Aujourd’hui, le moins que l’on puisse dire, c’est que la politique des logements sociaux initiée pour donner un toit aux familles à faibles revenus est en passe de changer de vocation. Car, ces logements ne sont plus à la portée des plus pauvres avec l’application de nouveaux critères d’attribution qui s’apparentent à une opération plus commerciale que sociale.
Avec les nouveaux critères, la frontière entre le public et le privé s’amenuise beaucoup. Au stade actuel, l’Etat n’aura plus rien à envier aux promoteurs immobiliers privés. Initialement prévus pour donner la chance aux ménages à faibles revenus d’avoir un toit pour soi, la politique de logements sociaux prendrait une nouvelle direction, qui noie sa vocation première dans l’économique. Le grand engouement qu’elle ne cesse de susciter depuis un certain temps serait-il à l’origine des nouveaux critères plus contraignant financièrement ? La réponse est probablement oui. Si l’on se réfère au volume des dépôts par le passé. Du coup, les pauvres pour lesquels la politique a été mise œuvre voient leurs chances s’amoindrir. Déjà, le coût desdits logements sociaux avait fait couler beaucoup d’encre et de salives lors des précédents programmes. Car, ils avaient pris de l’ascenseur. Mais, dans le présent programme des 1552 logements de N’Tabacoro, non seulement, les coûts de cession des logements sont élevés, mais les critères d’attribution, n’en sont pas les moins. Ce qui fait monter l’adrénaline des postulants, qui n’ont pas manqué d’attirer l’attention des plus hautes autorités par divers moyens.
Pour ce programme qui compte 842 logements de type F3, 610 logements de type F4 et 100 logements de type F5, certains critères sont indexés par les candidats. Il s’agit en particulier de la caution et l’apport personnel qui se chiffrent à environ 234.000 FCFA pour les logements de type F3, 2.050.000 FCFA pour les logements de type 4 et de 2.400.000 FCFA pour les logements de type F5. Ajouté à cela, la somme que les bénéficiaires devront payer par mois qui est de 44.220 FCFA par mois pour les logements de type F3, 94.000 FCFA par mois pour les logements de type F4 et 125.000 FCFA pour les logements de type F5.
« Avec ces critères, j’aurai beaucoup de problèmes si je dois déduire 44.000 F de mon salaire pour un logement de type F3. Mais c’est la volonté de quitter la location qui me pousse à postuler », témoigne un enseignant rencontré devant le tribunal de première instance de la commune VI après l’établissement de son certificat de nationalité. Et cet agent de santé rencontré au même endroit d’ajouter qu’avec ces critères, les pauvres sont exclus d’office. Et du coup, les logements sociaux cessent aujourd’hui d’être des logements sociaux proprement dits car l’Etat se comporte comme un promoteur immobilier qui cède les maisons aux plus offrants.

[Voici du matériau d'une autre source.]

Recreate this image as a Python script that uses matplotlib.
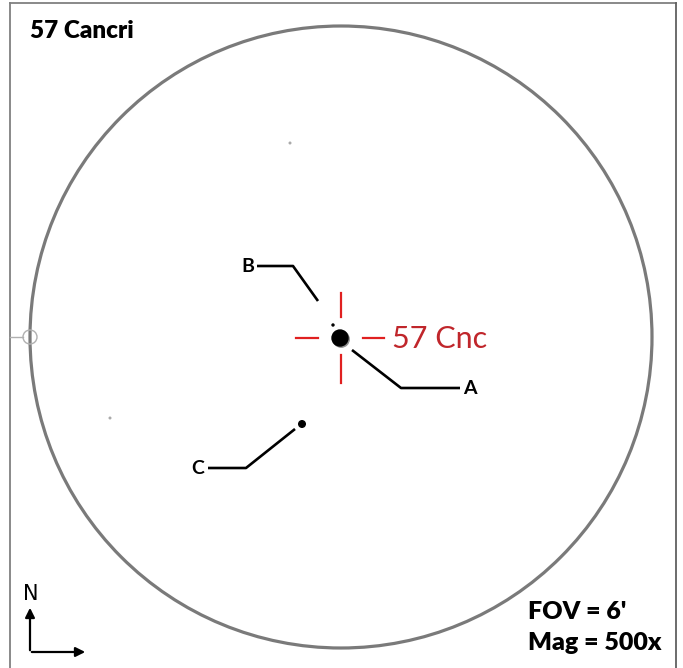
import matplotlib
matplotlib.use("Agg")
import matplotlib.pyplot as plt
from matplotlib.patches import Circle

# ---- data (pixel-like chart coordinates, y downward) ----
title = "57 Cancri"
target_label = "57 Cnc"
fov_text = "FOV = 6'"
mag_text = "Mag = 500x"

field_center = (341, 337)
field_radius = 311

star_names = ["A", "B", "C"]
star_x = [340, 333, 302]
star_y = [338, 325, 424]
star_r = [8.0, 1.0, 3.3]

# leader lines: star end -> bend -> label end
leader_x = [[352, 401, 460], [318, 293, 257], [295, 246, 208]]
leader_y = [[350, 388, 388], [301, 266, 266], [429, 468, 468]]
label_x = [470, 248, 198]
label_y = [389, 266, 468]

faint_x = [290, 110]
faint_y = [143, 418]

fig = plt.figure(figsize=(6.83, 6.68), dpi=100)
ax = fig.add_axes([0, 0, 1, 1])
ax.set_xlim(0, 683)
ax.set_ylim(668, 0)
ax.axis("off")

font = ["Lato", "DejaVu Sans"]

# frame
ax.plot([10, 10], [668, 3], color="#808080", lw=1.3)
ax.plot([10, 676], [3, 3], color="#808080", lw=1.3)
ax.plot([676, 676], [3, 668], color="#606060", lw=1.3)

# field circle
ax.add_patch(Circle(field_center, field_radius, fill=False, ec="#7a7a7a", lw=2.3))
# small marker at left edge
ax.add_patch(Circle((field_center[0] - field_radius, field_center[1]), 7,
                    fill=False, ec="#b0b0b0", lw=1.0))
ax.plot([10, field_center[0] - field_radius - 7], [field_center[1]] * 2,
        color="#b0b0b0", lw=1.0)

# stars
ax.add_patch(Circle((star_x[0] + 1.2, star_y[0] + 1.2), star_r[0], color="#909090", zorder=3))
for x, y, r in zip(star_x, star_y, star_r):
    ax.add_patch(Circle((x, y), r, color="black", zorder=4))
for x, y in zip(faint_x, faint_y):
    ax.add_patch(Circle((x, y), 0.8, color="#aaaaaa"))

# leader lines and labels
for lx, ly, tx, ty, name in zip(leader_x, leader_y, label_x, label_y, star_names):
    ax.plot(lx, ly, color="black", lw=1.9, solid_capstyle="butt")
    ax.text(tx, ty, name, ha="center", va="center", fontsize=14,
            fontweight="bold", family=font)

# red crosshair
cx, cy = star_x[0] + 1, star_y[0]
red = "#e02020"
ax.plot([cx - 45, cx - 23], [cy, cy], color=red, lw=1.6)
ax.plot([cx + 22, cx + 43], [cy, cy], color=red, lw=1.6)
ax.plot([cx, cx], [cy - 45, cy - 21], color=red, lw=1.6)
ax.plot([cx, cx], [cy + 17, cy + 45], color=red, lw=1.6)
ax.text(392, cy + 1, target_label, color="#c0262b", fontsize=22,
        ha="left", va="center", family=font)

# title & info
ax.text(30, 31, title, fontsize=17.5, fontweight="heavy", ha="left", va="center", family=font)
ax.text(528, 612, fov_text, fontsize=18, fontweight="heavy", ha="left", va="center", family=font)
ax.text(528, 643, mag_text, fontsize=18, fontweight="heavy", ha="left", va="center", family=font)

# N arrow
ax.annotate("", xy=(30, 605), xytext=(30, 653),
            arrowprops=dict(arrowstyle="-|>", color="black", lw=1.6, mutation_scale=14))
ax.annotate("", xy=(88, 652), xytext=(29, 652),
            arrowprops=dict(arrowstyle="-|>", color="black", lw=1.6, mutation_scale=14))
ax.text(31, 594, "N", fontsize=15, ha="center", va="center", family=["DejaVu Sans"])

fig.savefig("out.png", dpi=100, facecolor="white")
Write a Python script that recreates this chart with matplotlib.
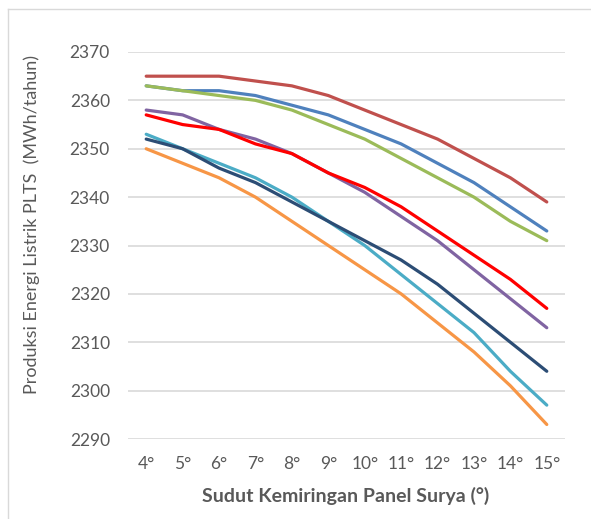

« Je vais postuler tout en sachant que mes chances sont minimes pour ces logements sociaux », témoigne un militaire rencontré devant le commissariat du 7ème arrondissement après l’établissement de son certificat de résidence. Et d’ajouter qu’il va postuler pour les logements de type F4 car sa famille est assez nombreuse.
« Je n’ai pas la caution exigée mais un ami m’a promis de me prêter cet argent et c’est ce qui m’a encouragé d’ailleurs à postuler », explique-t-il. Et d’indiquer que nombreux sont les Maliens dans sa situation qui ne pourront pas postuler parce qu’ils n’ont pas la caution exigée.
Partout, c’est le même refrain : les critères d’attribution des 1552 logements sociaux de N’tabacoro excluent les personnes à faibles revenus pour lesquelles la politique de logement sociaux a été mise en œuvre par l’Etat. Mais, une chose est de créer les conditions d’accès universel aux logements pour tous les Maliens, une autre de se donner les moyens de réaliser ce rêve, qui coûte aussi cher pour les contribuables du fait des coûts élevés des matériaux de construction. Le Mali est importateur de plusieurs matériaux de construction à part le ciment. Et nombreux sont les opérateurs immobiliers qui préfèrent le ciment sénégalais à celui produit par le Mali pour plusieurs raisons auxquelles l’Etat doit trouver des solutions.